Rosa López Moritz
When BCC student Rosa López Moritz sets her mind to something, she's unstoppable. Case in point: Rosa once had a debilitating fear of math, enough to make her push aside her interest in engineering and instead earn a degree in nutrition in her home country of Mexico. Now, she's an engineering major conquering Calculus III at BCC, a scenario she could never have envisioned just a few short years ago.
Hailing from a tiny town south of Chihuahua, Mexico called San Francisco de Oro — she likes to joke with her American friends that she grew up in San Francisco — Rosa came to the United States 10 years ago to be an au pair, bringing her experience as a volunteer for a Down Syndrome institute in Mexico. Her initial assignment in Virginia was not a good fit, but, undeterred, she was matched with another family in Great Barrington, Massachusetts.
"I was very fortunate to have that opportunity," says Rosa, who fell in love with the Berkshires during the two-year au pair program. But it wasn't without challenges.
"I wanted to come to a place where no one speaks Spanish. I studied English for nine years in Mexico, and I still couldn't say a word. I had a mental block," says Rosa, who recalls with a laugh, "I told my mom, 'I have to go to a place where I will either speak English or starve to death.'"
Part of the au pair program required enrolling in classes, so Rosa signed up for an English course at BCC's south campus location. The combination of living with an English-speaking family and taking the classes helped her achieve her goal of becoming fluent in English, and she planned to go back to Mexico to study engineering. But that all changed when she met her husband J.P. at Butternut, where he was working at the time.

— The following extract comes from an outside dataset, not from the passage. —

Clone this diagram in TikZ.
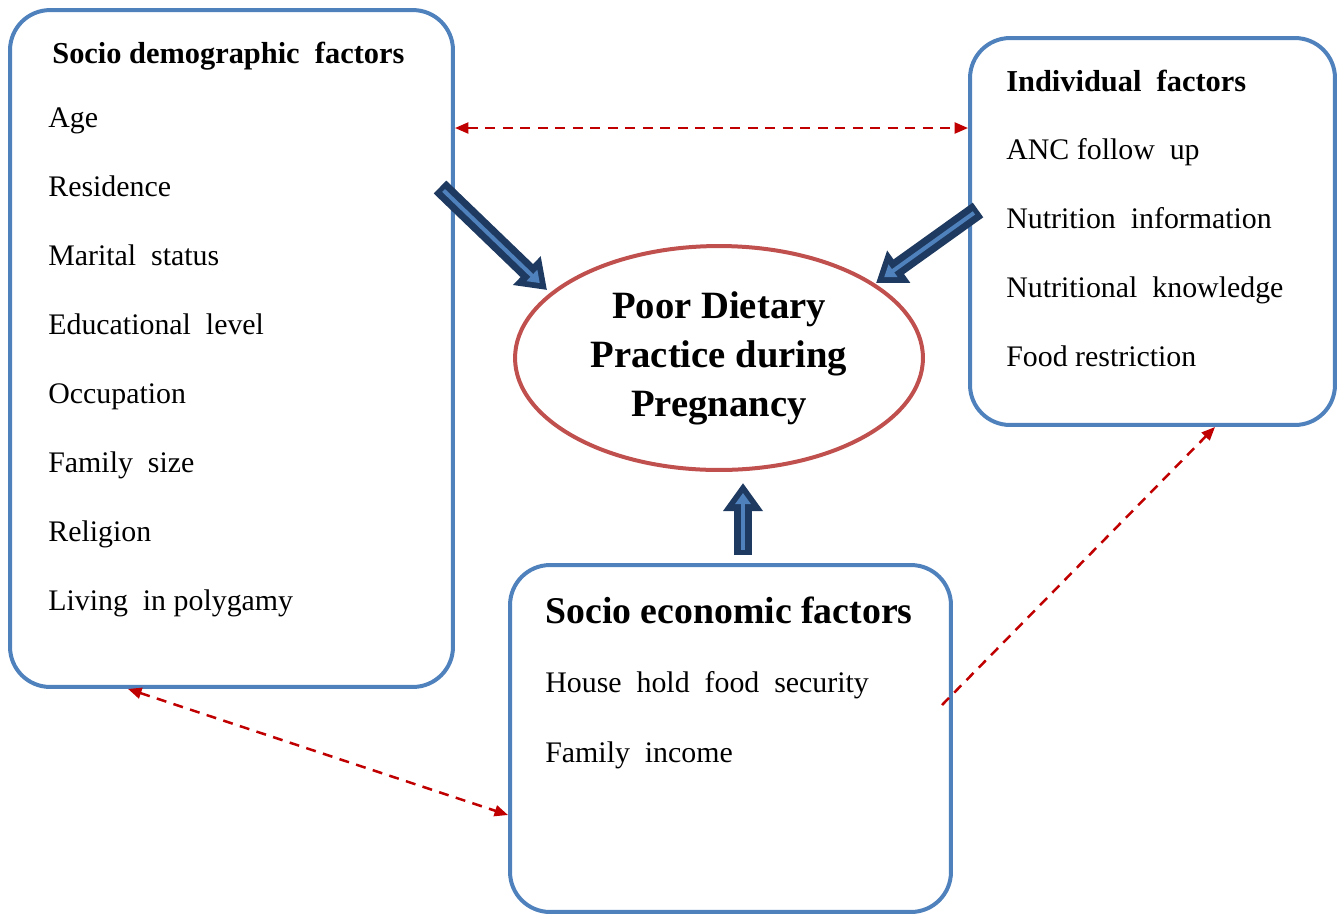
\documentclass[tikz,border=0pt]{standalone}
\usepackage{fontspec}
\setmainfont{Liberation Serif}
\usetikzlibrary{shapes.geometric,arrows.meta}

\definecolor{boxblue}{HTML}{4F81BD}
\definecolor{ellred}{HTML}{C0504D}
\definecolor{dashred}{HTML}{C00000}
\definecolor{navy}{HTML}{1F3A60}

\tikzset{
  factorbox/.style={draw=boxblue, line width=0.08cm, rounded corners=0.8cm, inner sep=0pt},
  dasharrow/.style={draw=dashred, line width=0.05cm, dash pattern=on 0.2cm off 0.15cm},
  redtip/.tip={Triangle[length=0.27cm,width=0.22cm]},
  bigarrow/.style={draw=navy, line width=0.36cm, -{Triangle[length=0.56cm,width=0.76cm]},
    postaction={draw=boxblue, line width=0.08cm, shorten >=0.2cm, shorten <=0.1cm,
      -{Triangle[length=0.22cm,width=0.3cm]}}}
}

\begin{document}
\begin{tikzpicture}[x=0.02cm,y=-0.02cm]
\useasboundingbox (0,0) rectangle (1338,914);

        % factor boxes
        \begin{scope}[every node/.style={factorbox}]
          \node[minimum width=8.86cm, minimum height=13.54cm] (sd)  at (231.5,348.5) {};
          \node[minimum width=7.3cm,  minimum height=7.74cm]  (ind) at (1152.5,231.5) {};
          \node[minimum width=8.82cm, minimum height=6.94cm]  (se)  at (730.5,738.5) {};
        \end{scope}

        \node[ellipse, draw=ellred, line width=0.08cm, minimum width=8.16cm, minimum height=4.48cm,
          inner sep=0pt, align=center, font=\fontsize{22}{27.9}\selectfont\bfseries]
          (poor) at (719,358) {\raisebox{-0.1cm}{Poor Dietary}\\\raisebox{-0.1cm}{Practice during}\\\raisebox{-0.1cm}{Pregnancy}};

        % box texts
        \begin{scope}[every node/.style={anchor=base west, inner sep=0pt, font=\fontsize{17}{20}\selectfont}]
          \node[font=\fontsize{17.3}{20}\selectfont\bfseries] (sdhead) at (52,63) {Socio demographic\ \ factors};
          \foreach \txt [count=\i] in {Age, Residence, Marital\ \ status, Educational\ \ level,
              Occupation, Family\ \ size, Religion, Living\ \ in polygamy}
            \node (sd\i) at (48,58+69.1*\i) {\txt};

          \node[font=\fontsize{17.3}{20}\selectfont\bfseries] (indhead) at (1006,91) {Individual\ \ factors};
          \foreach \txt [count=\i] in {ANC follow\ \ up, Nutrition\ \ information,
              Nutritional\ \ knowledge, Food restriction}
            \node (ind\i) at (1006,90+69*\i) {\txt};

          \node[font=\fontsize{21.5}{25}\selectfont\bfseries] (sehead) at (545,623) {Socio economic factors};
          \node (se1) at (545,692) {House\ \ hold\ \ food\ \ security};
          \node (se2) at (545,762) {Family\ \ income};
        \end{scope}

        % dashed links
        \coordinate (seout) at (942,705);
        \draw[dasharrow, redtip-redtip] (sd.east |- 0,128) -- (ind.west |- 0,128);
        \draw[dasharrow, redtip-redtip] (sd.south -| 128,0) -- (se.west |- 0,815);
        \draw[dasharrow, -redtip] (seout) -- (ind.south -| 1215,0);

        % arrows into the outcome
        \coordinate (sdtail)  at (440,187);
        \coordinate (sdtip)   at (547,290);
        \coordinate (indtail) at (978,210);
        \coordinate (indtip)  at (876,283);
        \coordinate (setail)  at (743,555);
        \coordinate (setip)   at (743,483);
        \draw[bigarrow] (sdtail) -- (sdtip);
        \draw[bigarrow] (indtail) -- (indtip);
        \draw[bigarrow] (setail) -- (setip);

      \end{tikzpicture}
\end{document}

"They had this exchange program with Central America and South America, so I met people from Brazil, Argentina and Chile," Rosa says. "I just wanted to speak Spanish with them, but I got stuck with a guy that didn't speak a word of Spanish. That was J.P.!"
After returning to Mexico for two years upon finishing the au pair program, Rosa decided to move to America permanently. She was looking for a career change when a good friend who attended BCC stepped in and urged her to apply.

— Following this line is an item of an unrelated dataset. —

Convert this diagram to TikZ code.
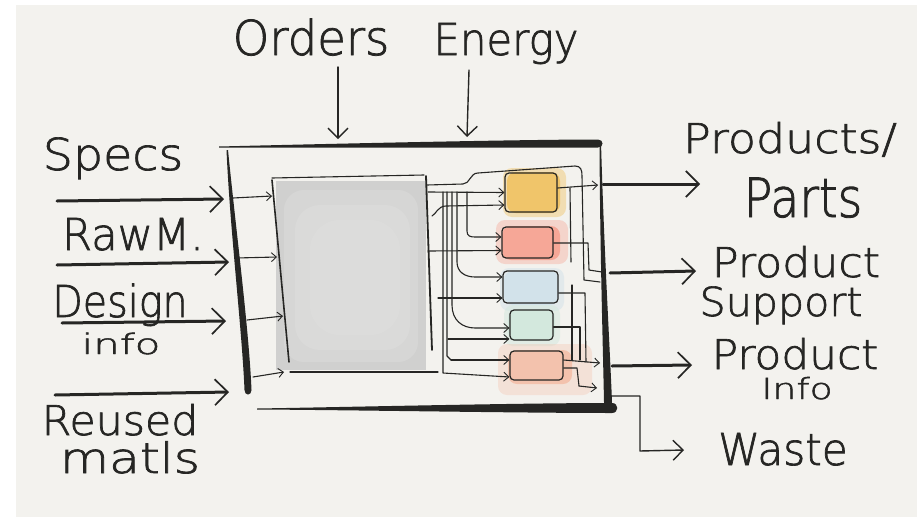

"She gave me that last push I needed and helped me register, and that's how I ended up at BCC to study engineering," Rosa said. "I always had engineering in the back of my mind, but I originally didn't want a career that involved math because I was extremely bad at it."

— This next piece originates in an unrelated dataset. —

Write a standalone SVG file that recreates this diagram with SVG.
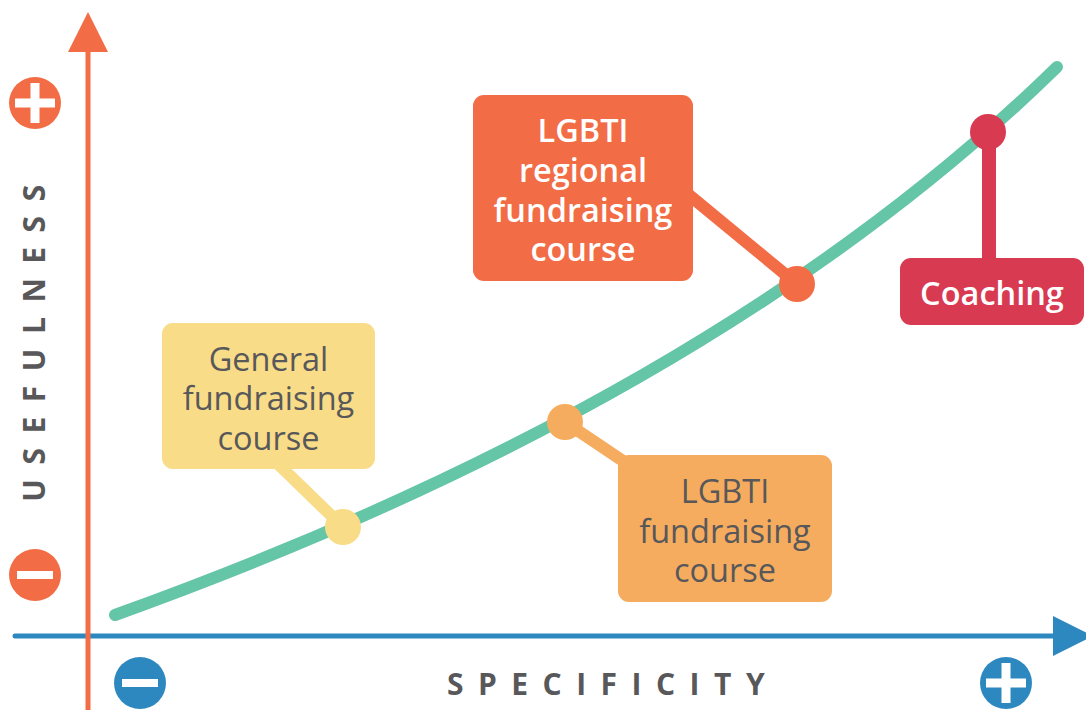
<svg xmlns="http://www.w3.org/2000/svg" width="1086" height="710" viewBox="0 0 1086 710">
  <style>
    .lbl { font-family: "Open Sans", "Noto Sans", "Liberation Sans", sans-serif; font-size: 32.5px; text-anchor: middle; }
    .dark { fill: #58585A; }
    .light { fill: #FFFFFF; font-weight: 600; }
    .axis-title { font-family: "Open Sans", "Noto Sans", "Liberation Sans", sans-serif; font-size: 30px; font-weight: 700; fill: #58585A; letter-spacing: 14.5px; }
    .bar { fill: #FFFFFF; }
  </style>

  <!-- axes -->
  <g id="axes">
    <line x1="15" y1="636" x2="1060" y2="636" stroke="#2E88C0" stroke-width="5" stroke-linecap="round"/>
    <polygon points="1053,616 1093,636 1053,656" fill="#2E88C0"/>
    <line x1="88" y1="50" x2="88" y2="712" stroke="#F26C46" stroke-width="5"/>
    <polygon points="68,52 88,12 108,52" fill="#F26C46"/>
  </g>

  <!-- axis end markers -->
  <g id="usefulness-plus">
    <circle cx="35" cy="103" r="26" fill="#F26C46"/>
    <rect class="bar" x="15" y="98.5" width="40" height="9"/>
    <rect class="bar" x="30.5" y="83" width="9" height="40"/>
  </g>
  <g id="usefulness-minus">
    <circle cx="35" cy="575" r="26" fill="#F26C46"/>
    <rect class="bar" x="17" y="571" width="36" height="8"/>
  </g>
  <g id="specificity-minus">
    <circle cx="140" cy="683" r="26" fill="#2E88C0"/>
    <rect class="bar" x="122" y="679" width="36" height="8"/>
  </g>
  <g id="specificity-plus">
    <circle cx="1006" cy="683" r="26" fill="#2E88C0"/>
    <rect class="bar" x="986" y="678.5" width="40" height="9"/>
    <rect class="bar" x="1001.5" y="663" width="9" height="40"/>
  </g>

  <!-- axis titles -->
  <text id="specificity-title" class="axis-title" x="613" y="695" text-anchor="middle">SPECIFICITY</text>
  <text id="usefulness-title" class="axis-title" transform="translate(45,336) rotate(-90)" text-anchor="middle">USEFULNESS</text>

  <!-- usefulness curve -->
  <path id="curve" d="M115,615 C415,507 780,338 1057,67" fill="none" stroke="#64C5A7" stroke-width="12" stroke-linecap="round"/>

  <!-- leader lines from labels to curve points -->
  <g id="connectors" stroke-linecap="round">
    <line x1="276" y1="462" x2="343" y2="527" stroke="#F9DC88" stroke-width="12"/>
    <line x1="565" y1="422" x2="632" y2="467" stroke="#F6AC5F" stroke-width="12"/>
    <line x1="683" y1="190" x2="797" y2="284" stroke="#F26C46" stroke-width="12"/>
    <line x1="989" y1="132" x2="989" y2="264" stroke="#D83A51" stroke-width="14" stroke-linecap="butt"/>
  </g>

  <g id="general-course">
    <rect x="162" y="323" width="213" height="146" rx="11" fill="#F9DC88"/>
    <text class="lbl dark" x="268.5" y="371">General</text>
    <text class="lbl dark" x="268.5" y="410">fundraising</text>
    <text class="lbl dark" x="268.5" y="450">course</text>
    <circle cx="343" cy="527" r="18" fill="#F9DC88"/>
  </g>

  <g id="lgbti-course">
    <rect x="618" y="455" width="214" height="147" rx="11" fill="#F6AC5F"/>
    <text class="lbl dark" x="725" y="503">LGBTI</text>
    <text class="lbl dark" x="725" y="543">fundraising</text>
    <text class="lbl dark" x="725" y="582">course</text>
    <circle cx="565" cy="422" r="18" fill="#F6AC5F"/>
  </g>

  <g id="lgbti-regional-course">
    <rect x="473" y="95" width="220" height="186" rx="11" fill="#F26C46"/>
    <text class="lbl light" x="583" y="142">LGBTI</text>
    <text class="lbl light" x="583" y="182">regional</text>
    <text class="lbl light" x="583" y="222">fundraising</text>
    <text class="lbl light" x="583" y="261">course</text>
    <circle cx="797" cy="284" r="18" fill="#F26C46"/>
  </g>

  <g id="coaching">
    <rect x="900" y="258" width="184" height="67" rx="11" fill="#D83A51"/>
    <text class="lbl light" x="992" y="305">Coaching</text>
    <circle cx="988" cy="132" r="18" fill="#D83A51"/>
  </g>
</svg>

With her usual resolve, Rosa decided it was finally time to tackle her fear and chase her dream of finding a job that has "anything to do with fixing machines. I love to know how everything works. When I was little, I used to take apart my toys to see how they worked inside," she said. She began with a basic algebra class at BCC, taught by Donna Kalinowsky, a professor who proved to be highly influential in Rosa's success.
I was very aware of math being necessary for an engineering degree, so I decided to put the work into it, to learn it and actually try to understand it. I had always been told by teachers in Mexico that math was very difficult, but Donna told me the opposite. She would show me how to solve things and said it could be easy. She is the one who helped me get to where I am now.
For Rosa, understanding the world of math wasn't something that suddenly clicked — it was the product of hard work and a new mental attitude. "Society keeps telling us how difficult math is, that if you don't get it the first time, you'll never get it," she says. "But you have to tell yourself there's a second time. That mindset has changed my life, little by little."
Rosa is currently enrolled in Calculus III, a class required for her major and taught by Chantal Rhind. "I'm actually enjoying the class, and I never in my life thought I'd say that," she says. "I still make mistakes, but now I like figuring out where I was wrong and how I can fix it. I would never do that before — it's like I was defeated before I even started."
Recalling that girls were not generally encouraged to follow careers in math where she grew up in Mexico, Rosa says her experience at BCC has completely changed her outlook. "It's a positive mindset at BCC. All my math teachers are women — no one is going to tell me I can't do it. They want me to be successful. They encourage other women. I love that about BCC."
Now about a year and a half away from earning an associate degree, Rosa says she can finally envision herself as a successful engineer. "I feel like my brain is sharpening to math. If I don't know it, I can figure it out," she says. "I now see everything in terms of math!"
When she isn't busy figuring out a complicated math problem, Rosa is always up for a new adventure. "If it's something I've never done, I'm there," she says, adding she likes "extreme stuff" like skydiving. She spends her spare time conquering escape rooms, solving puzzles and puzzle games, and playing video games, including her favorite virtual reality game called Beat Saber. She also likes to dance, listen to music and hang out with rescue dog Gus and a 13-year-old cat named Buttons.